Monday, October 15, 2012

Water, water, everywhere…

Water, water, every where/Nor any drop to drink. This is verse from Samuel Taylor Coleridge’s The Rime of the Ancient Mariner seems like a prelude to the water sharing problems dogging the world. The long poem’s reflection, particularly ebbing in the Cauvery issue is now at its peak, like it does every summer.
The Cauvery water sharing dispute between Karnataka and Tamil Nadu is one of the many water disputes in India and the world. The other two parties in this dispute are Kerala and Pondicherry. Andhra Pradesh, Maharashtra and Karnataka are caught in a triangle over the sharing of Krishna waters.
The same states along with Madhya Pradesh and Orissa dispute over the Godavari waters. The Ravi-Beas dispute is between Punjab and Haryana, two agricultural surplus states that provide large quantities of grains to the rest of India.
Narmada River is the bone of contention between Rajasthan, Madhya Pradesh, Gujarat and Maharashtra. Similar water sharing issues bubble at the Mahadayi and Vasandhara rivers too. Dispute settling mechanisms like Acts and Tribunals, methods of resolution including political interference and constitutional provisions applied during negotiations have so far yielded partial or no results in resolving water disputes.

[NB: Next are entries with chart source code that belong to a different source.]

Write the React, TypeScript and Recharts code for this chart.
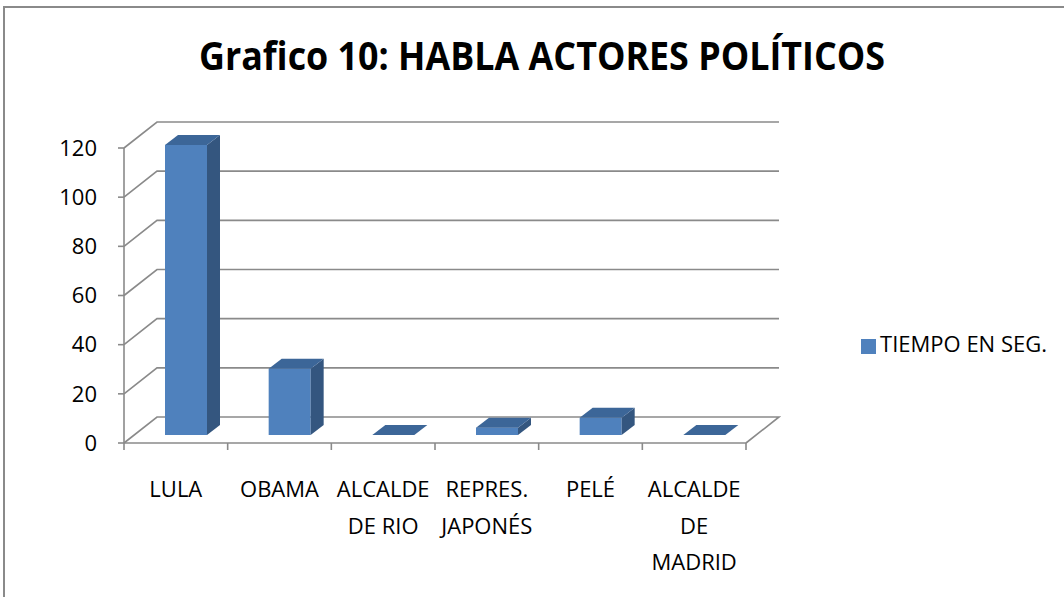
import React from "react";
import {
  Bar,
  BarChart,
  CartesianGrid,
  Customized,
  Legend,
  XAxis,
  YAxis,
} from "recharts";

const categories = [
  "LULA",
  "OBAMA",
  "ALCALDE DE RIO",
  "REPRES. JAPONÉS",
  "PELÉ",
  "ALCALDE DE MADRID",
];
const categoryLines = [
  ["LULA"],
  ["OBAMA"],
  ["ALCALDE", "DE RIO"],
  ["REPRES.", "JAPONÉS"],
  ["PELÉ"],
  ["ALCALDE", "DE", "MADRID"],
];
const tiempo = [118, 27, 0, 3, 7, 0];
const yTicks = [0, 20, 40, 60, 80, 100, 120];

const chartData = categories.map((name, i) => ({ name, tiempo: tiempo[i] }));

const FONT = "'Open Sans', sans-serif";
const GRID = "#8a8a8a";
const DEPTH_X = 33;
const DEPTH_Y = -26;
const PLOT_LEFT = 124;
const PLOT_RIGHT = 746;
const PLOT_BOTTOM = 443;
const BAND = (PLOT_RIGHT - PLOT_LEFT) / categories.length;

function GridLine(props: any) {
  const { x1, y1, x2 } = props;
  let d = `M${x1},${y1} L${x1 + DEPTH_X},${y1 + DEPTH_Y} L${x2 + DEPTH_X},${y1 + DEPTH_Y}`;
  if (Math.abs(y1 - PLOT_BOTTOM) < 1) d += ` L${x2},${y1}`;
  return <path key={props.key} d={d} fill="none" stroke={GRID} strokeWidth={1.6} />;
}

function Bar3D(props: any) {
  const { x, y, width, height } = props;
  const bx = x + 10;
  const by = y - 8;
  const h = Math.max(height, 0);
  const dx = 13;
  const dy = -10;
  return (
    <g>
      <rect x={bx} y={by} width={width} height={h} fill="#4f81bd" />
      <polygon
        points={`${bx + width},${by} ${bx + width + dx},${by + dy} ${bx + width + dx},${by + h + dy} ${bx + width},${by + h}`}
        fill="#34567f"
      />
      <polygon
        points={`${bx},${by} ${bx + dx},${by + dy} ${bx + width + dx},${by + dy} ${bx + width},${by}`}
        fill="#3c6698"
      />
    </g>
  );
}

function CategoryTick(props: any) {
  const { x, index } = props;
  const lines = categoryLines[index] ?? [];
  const left = x - BAND / 2;
  return (
    <g>
      <line x1={left} y1={PLOT_BOTTOM} x2={left} y2={PLOT_BOTTOM + 7} stroke={GRID} strokeWidth={1.6} />
      {index === categories.length - 1 && (
        <line x1={x + BAND / 2} y1={PLOT_BOTTOM} x2={x + BAND / 2} y2={PLOT_BOTTOM + 7} stroke={GRID} strokeWidth={1.6} />
      )}
      <text x={x} textAnchor="middle" fontFamily={FONT} fontSize={22} fill="#000">
        {lines.map((line, i) => (
          <tspan key={i} x={x} y={PLOT_BOTTOM + 54 + i * 36.5}>
            {line}
          </tspan>
        ))}
      </text>
    </g>
  );
}

function Frame() {
  return (
    <g>
      <rect x={4} y={7} width={1200} height={800} fill="none" stroke={GRID} strokeWidth={2} />
      <text
        x={542}
        y={70}
        textAnchor="middle"
        fontFamily={FONT}
        fontWeight="bold"
        fontSize={40}
        textLength={686}
        lengthAdjust="spacingAndGlyphs"
        fill="#000"
      >
        Grafico 10: HABLA ACTORES POLÍTICOS
      </text>
    </g>
  );
}

export default function App() {
  return (
    <div style={{ position: "absolute", left: 0, top: 0, background: "#fff" }}>
      <BarChart
        width={1064}
        height={597}
        data={chartData}
        margin={{ left: 64, right: 318, top: 148, bottom: 24 }}
      >
        <Customized component={<Frame />} />
        <CartesianGrid vertical={false} horizontal={(p: any) => <GridLine {...p} />} />
        <XAxis
          dataKey="name"
          height={130}
          axisLine={{ stroke: GRID, strokeWidth: 1.6 }}
          tickLine={false}
          interval={0}
          tick={<CategoryTick />}
        />
        <YAxis
          width={60}
          domain={[0, 120]}
          ticks={yTicks}
          interval={0}
          axisLine={{ stroke: GRID, strokeWidth: 1.6 }}
          tickLine={{ stroke: GRID, strokeWidth: 1.6 }}
          tickSize={6}
          tickMargin={21}
          tick={{ fill: "#000", fontSize: 22, fontFamily: FONT }}
        />
        <Legend
          layout="horizontal"
          verticalAlign="middle"
          align="center"
          iconType="square"
          iconSize={15}
          wrapperStyle={{ left: 849, top: 328, width: 220, fontFamily: FONT, fontSize: 22, textAlign: "left" }}
          formatter={(value) => <span style={{ color: "#000" }}>{value}</span>}
        />
        <Bar
          dataKey="tiempo"
          name="TIEMPO EN SEG."
          fill="#4f81bd"
          barSize={42}
          shape={<Bar3D />}
          legendType="square"
          isAnimationActive={false}
        />
      </BarChart>
    </div>
  );
}
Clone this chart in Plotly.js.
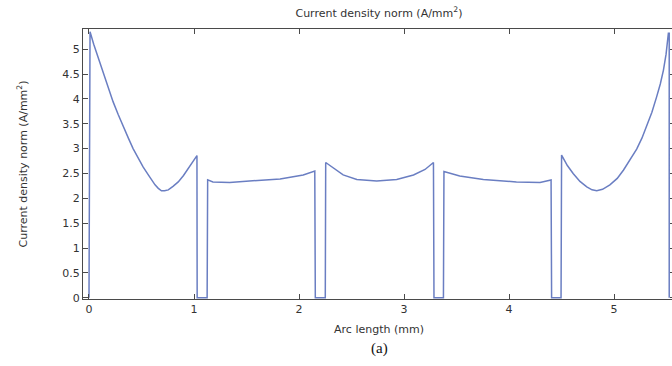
<!DOCTYPE html>
<html>
<head>
<meta charset="utf-8">
<script src="https://cdn.plot.ly/plotly-3.0.1.min.js"></script>
<style>
html,body{margin:0;padding:0;background:#fff;overflow:hidden;}
#chart{width:678px;height:366px;}
</style>
</head>
<body>
<div id="chart"></div>
<script>
const arcLength = [
  0, 0.01, 0.045, 0.089, 0.135, 0.184, 0.23, 0.279, 0.325, 0.375, 0.42, 0.47, 0.515, 0.565, 0.6, 0.629, 0.66, 0.69, 0.72, 0.755, 0.8, 0.85, 0.9, 0.946, 0.99, 1.028, 1.03,
  1.125, 1.13, 1.18, 1.34, 1.565, 1.82, 2.04, 2.15, 2.155,
  2.25, 2.254, 2.33, 2.42, 2.55, 2.74, 2.93, 3.09, 3.2, 3.28, 3.285,
  3.375, 3.38, 3.53, 3.755, 4.07, 4.295, 4.36, 4.40, 4.405,
  4.495, 4.50, 4.555, 4.61, 4.675, 4.74, 4.79, 4.835, 4.89, 4.96, 5.03, 5.09, 5.15, 5.215, 5.265, 5.31, 5.36, 5.405, 5.44, 5.47, 5.495, 5.517, 5.525, 5.525];
const currentDensity = [
  0, 5.35, 5.10, 4.82, 4.50, 4.21, 3.94, 3.68, 3.44, 3.21, 3.00, 2.80, 2.63, 2.47, 2.36, 2.27, 2.20, 2.15, 2.15, 2.17, 2.24, 2.33, 2.46, 2.60, 2.74, 2.86, 0,
  0, 2.37, 2.33, 2.32, 2.35, 2.39, 2.47, 2.55, 0,
  0, 2.72, 2.60, 2.47, 2.38, 2.35, 2.38, 2.47, 2.58, 2.72, 0,
  0, 2.54, 2.45, 2.38, 2.33, 2.32, 2.35, 2.37, 0,
  0, 2.87, 2.66, 2.50, 2.34, 2.23, 2.17, 2.15, 2.18, 2.27, 2.40, 2.57, 2.76, 2.99, 3.21, 3.44, 3.73, 4.04, 4.30, 4.58, 4.90, 5.32, 5.32, 0];
const xTicks = [0, 1, 2, 3, 4, 5];
const yTicks = [0, 0.5, 1, 1.5, 2, 2.5, 3, 3.5, 4, 4.5, 5];

const axisCommon = {
  showline: true, linecolor: '#4a4a4a', linewidth: 1,
  mirror: 'ticks', ticks: 'inside', ticklen: 5, tickcolor: '#4a4a4a',
  showgrid: false, zeroline: false,
  tickfont: {family: 'DejaVu Sans', size: 11, color: '#333'}
};

const trace = {
  x: arcLength, y: currentDensity, type: 'scatter', mode: 'lines',
  line: {color: '#6a7ec2', width: 1.5}, hoverinfo: 'skip'
};

const layout = {
  width: 678, height: 366,
  margin: {l: 83, r: 3, t: 29, b: 67},
  paper_bgcolor: '#fff', plot_bgcolor: '#fff',
  showlegend: false,
  title: {text: 'Current density norm (A/mm<sup>2</sup>)', font: {family: 'DejaVu Sans', size: 11, color: '#333'},
          x: 0.5, xref: 'paper', y: 0.965, yref: 'container', yanchor: 'middle'},
  xaxis: Object.assign({}, axisCommon, {
    range: [-0.057, 5.58], tickvals: xTicks, ticktext: xTicks.map(String),
    title: {text: 'Arc length (mm)', font: {family: 'DejaVu Sans', size: 11, color: '#333'}, standoff: 10}
  }),
  yaxis: Object.assign({}, axisCommon, {
    range: [-0.026, 5.406], tickvals: yTicks, ticktext: yTicks.map(String),
    title: {text: 'Current density norm (A/mm<sup>2</sup>)', font: {family: 'DejaVu Sans', size: 11, color: '#333'}, standoff: 32}
  }),
  annotations: [{
    text: '(a)', xref: 'paper', yref: 'paper', x: 0.5, y: -0.185, yanchor: 'middle',
    showarrow: false, font: {family: 'Liberation Serif', size: 15, color: '#111'}
  }]
};

Plotly.newPlot('chart', [trace], layout, {displayModeBar: false, staticPlot: true});
</script>
</body>
</html>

Declaration of water as a national property might settle inter-state water squabbles. What about the same issue of water sharing between countries?
Water systems usually arise in one country and pass through others before reaching the sea or oceans. Rivers and lakes that come off these larger water systems are typically shared by more than one country. The states where these systems originated tend to try and gain the most control over the water, like the Nile and the Jordan River.
Chinese efforts to divert water resources of the Brahmaputra away from India, has worsened situations that have remained tense since the 1962 Indo-China war.
Israel and Palestine have a traditional history of fighting over water — conflicts over the Tigris and Euphrates. Some experts believe the only documented case of a ‘water war’ happened about 4,500 years ago, when the city-states of Lagash and Umma went to war in the Tigris-Euphrates basin.
There is tension between India and Pakistan over hydroelectric projects in Leh and Kargil, which will affect the flow of water from the Indus and Suru rivers.
India and Bangladesh share 54 rivers. Despite setting up a Joint River Commission for water management in 1972, tension between the two countries on how to share resources recently came to a head in a dispute over the Teetsa River.Whether in South Asian countries or between Middle East provinces, water issues hold up peace talks and pose graver conflicts.
In March 2012, a classified US report listed India’s three major river basins — Indus, Ganga and Brahmaputra — among the top 10 world water conflict zones in ten years from now. “Beyond 2022, use of water as a weapon of war or a tool of terrorism will become more likely, particularly in South Asia (India), the Middle East and North Africa,” the report based on National Intelligence Estimate on Water Security stated.
A new of genre of water journalists address the delicate issue of corruption in the water sector and sustainable practices for water conservation, particularly in countries like West Africa.
“Water too often is treated as a commodity, as an instrument with which one population group can suppress another,” according to Ignacio Saiz, Centre for Economic and
Social Rights.
Solution to water conflict and ultimate co-operation between warring segments is required as water is projected to become scarce and amicable trans-boundary water distribution will also address issues of global warming and climate change at the higher level.
Otherwise, water will remain a powerful weapon of mass conflict to settle other bubbly episodes, outside the purview of environmental issues and the natural resource will never be considered as the world’s water!
Mark Twain’s quote of “Whiskey is for drinking; water is for fighting over,” does not seem to be exaggerated, despite Twain’s biographer debating the authenticity of this scholarly certitude.